Critics worry about increased traffic, losing green space
Lone Pine Golf Club sign in Riviera Beach
Posted at 12:27 PM, Nov 03, 2022
and last updated 2022-11-03 12:50:57-04

RIVIERA BEACH, Fla. — Riviera Beach's City Council is taking steps toward converting a public golf course into a subdivision that will have more than 250 homes.

City council members on Tuesday gave preliminary approval to a zoning change that would allow a developer to build on Lone Pine golf course.

The family that owns the course has an agreement to sell the 63 acres to D.R. Horton, who bills itself as the largest homebuilder in the U.S.

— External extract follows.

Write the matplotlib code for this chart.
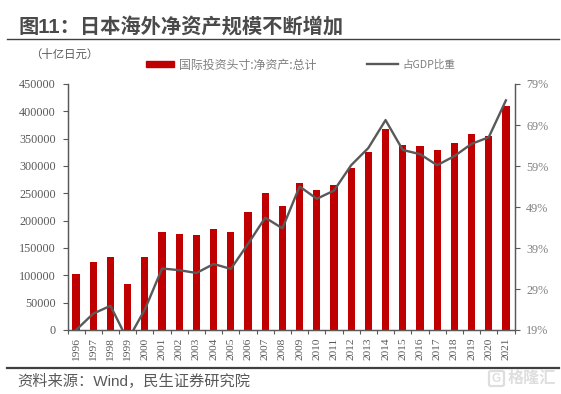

However, the plan is not sitting well with nearby homeowners, especially those who believe that losing their golf course view will reduce the value of their property.

Lone Pine Golf Club in Riviera Beach
Located along Military Trail in Riviera Beach, Lone Pine Golf Club is open to the public.

Riviera Beach's Planning and Zoning Board previously recommended against the plan, saying the city doesn't have enough green space.

Homeowners also believe the subdivision will create traffic snarls on nearby Military Trail.

Flooding on the property is also a concern, with some who oppose the change noting that the course absorbs rain.

"Please, listen to us. Sit down and have a meeting with the citizens of Lone Pine and listen to what they have to say," William Burris, who lives near the golf course, said. "They may have a better solution."

William Burris, who lives near Lone Pine Golf Club, speaks in opposition to subdivision during a Riviera Beach City Council meeting on Nov. 2, 2022.
William Burris speaks in opposition to the subdivision during a Riviera Beach City Council meeting on Nov. 2, 2022.

City council members voted in favor of the zoning change with some saying new homes will help ease the housing crunch in Palm Beach County. They said it will also add to the tax base in the city.

Tuesday night was just the first reading.

The council will still need to take a final vote, which is scheduled to take place sometime before the end of the year, giving homeowners near the course one last chance to get their elected officials to change their minds.